**INSTRUCTIONS FOR THE TASK**
Will you output the entries below exactly, skipping every image they contain?

** begin **

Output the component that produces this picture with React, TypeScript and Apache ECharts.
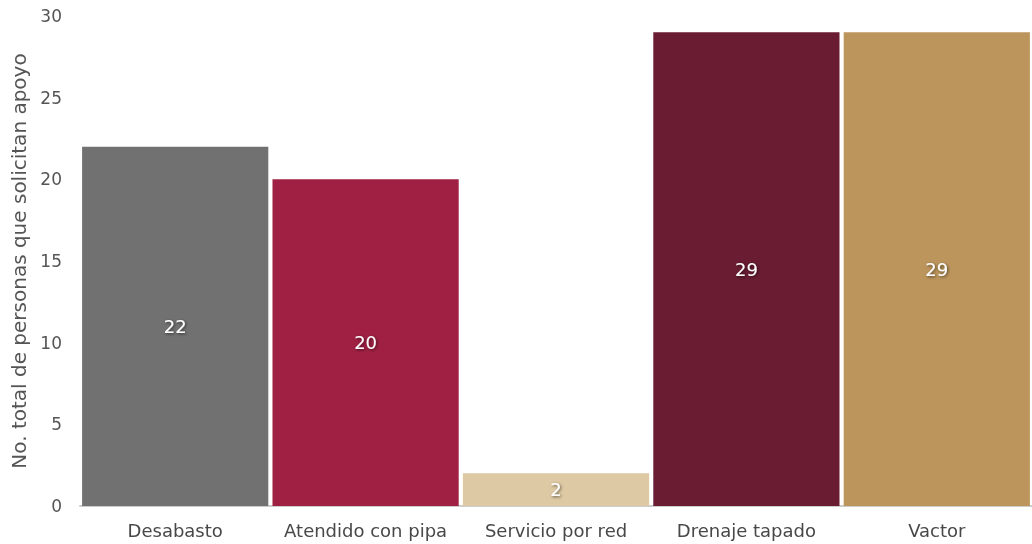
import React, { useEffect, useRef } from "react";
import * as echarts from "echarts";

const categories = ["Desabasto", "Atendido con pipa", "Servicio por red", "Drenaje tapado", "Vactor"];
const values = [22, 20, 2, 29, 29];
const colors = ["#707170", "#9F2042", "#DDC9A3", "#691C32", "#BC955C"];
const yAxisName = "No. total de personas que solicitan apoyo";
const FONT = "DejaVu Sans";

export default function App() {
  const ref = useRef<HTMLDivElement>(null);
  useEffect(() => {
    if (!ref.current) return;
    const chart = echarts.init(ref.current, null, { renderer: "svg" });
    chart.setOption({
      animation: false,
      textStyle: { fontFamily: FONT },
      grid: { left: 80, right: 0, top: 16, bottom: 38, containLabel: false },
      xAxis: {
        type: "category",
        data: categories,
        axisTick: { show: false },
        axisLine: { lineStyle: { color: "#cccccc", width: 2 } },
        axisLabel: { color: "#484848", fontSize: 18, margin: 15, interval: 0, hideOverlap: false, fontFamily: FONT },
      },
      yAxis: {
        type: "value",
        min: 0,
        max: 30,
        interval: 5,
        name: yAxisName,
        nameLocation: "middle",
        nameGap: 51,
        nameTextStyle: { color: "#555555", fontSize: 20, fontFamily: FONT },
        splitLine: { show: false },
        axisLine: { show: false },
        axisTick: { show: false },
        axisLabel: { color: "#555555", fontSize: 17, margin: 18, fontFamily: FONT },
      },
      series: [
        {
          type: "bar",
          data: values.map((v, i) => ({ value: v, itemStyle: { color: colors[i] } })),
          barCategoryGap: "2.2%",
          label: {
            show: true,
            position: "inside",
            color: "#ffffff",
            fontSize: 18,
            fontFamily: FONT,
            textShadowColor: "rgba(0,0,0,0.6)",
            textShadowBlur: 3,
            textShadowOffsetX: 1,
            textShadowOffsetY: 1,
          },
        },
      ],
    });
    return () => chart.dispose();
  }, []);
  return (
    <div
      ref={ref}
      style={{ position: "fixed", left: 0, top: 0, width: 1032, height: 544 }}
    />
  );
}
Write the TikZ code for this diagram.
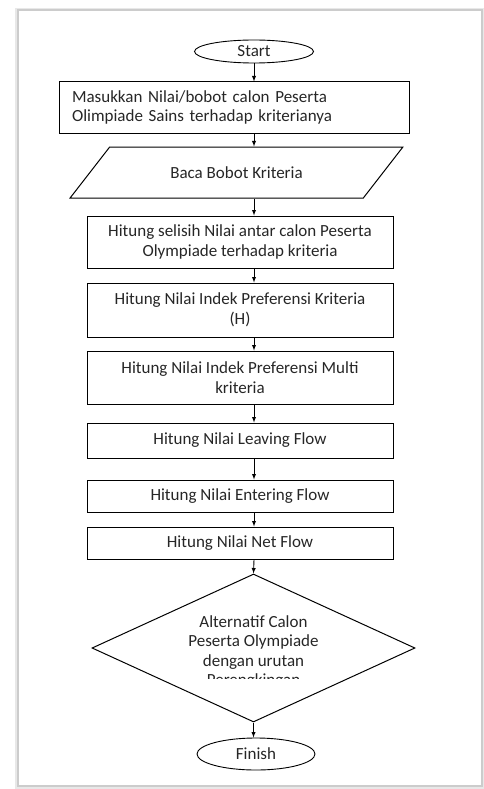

** end **

**EXERCISE SOLUTION**
Output the component that produces this picture with React, TypeScript and Apache ECharts.
import React, { useEffect, useRef } from "react";
import * as echarts from "echarts";

const categories = ["Desabasto", "Atendido con pipa", "Servicio por red", "Drenaje tapado", "Vactor"];
const values = [22, 20, 2, 29, 29];
const colors = ["#707170", "#9F2042", "#DDC9A3", "#691C32", "#BC955C"];
const yAxisName = "No. total de personas que solicitan apoyo";
const FONT = "DejaVu Sans";

export default function App() {
  const ref = useRef<HTMLDivElement>(null);
  useEffect(() => {
    if (!ref.current) return;
    const chart = echarts.init(ref.current, null, { renderer: "svg" });
    chart.setOption({
      animation: false,
      textStyle: { fontFamily: FONT },
      grid: { left: 80, right: 0, top: 16, bottom: 38, containLabel: false },
      xAxis: {
        type: "category",
        data: categories,
        axisTick: { show: false },
        axisLine: { lineStyle: { color: "#cccccc", width: 2 } },
        axisLabel: { color: "#484848", fontSize: 18, margin: 15, interval: 0, hideOverlap: false, fontFamily: FONT },
      },
      yAxis: {
        type: "value",
        min: 0,
        max: 30,
        interval: 5,
        name: yAxisName,
        nameLocation: "middle",
        nameGap: 51,
        nameTextStyle: { color: "#555555", fontSize: 20, fontFamily: FONT },
        splitLine: { show: false },
        axisLine: { show: false },
        axisTick: { show: false },
        axisLabel: { color: "#555555", fontSize: 17, margin: 18, fontFamily: FONT },
      },
      series: [
        {
          type: "bar",
          data: values.map((v, i) => ({ value: v, itemStyle: { color: colors[i] } })),
          barCategoryGap: "2.2%",
          label: {
            show: true,
            position: "inside",
            color: "#ffffff",
            fontSize: 18,
            fontFamily: FONT,
            textShadowColor: "rgba(0,0,0,0.6)",
            textShadowBlur: 3,
            textShadowOffsetX: 1,
            textShadowOffsetY: 1,
          },
        },
      ],
    });
    return () => chart.dispose();
  }, []);
  return (
    <div
      ref={ref}
      style={{ position: "fixed", left: 0, top: 0, width: 1032, height: 544 }}
    />
  );
}
Write the TikZ code for this diagram.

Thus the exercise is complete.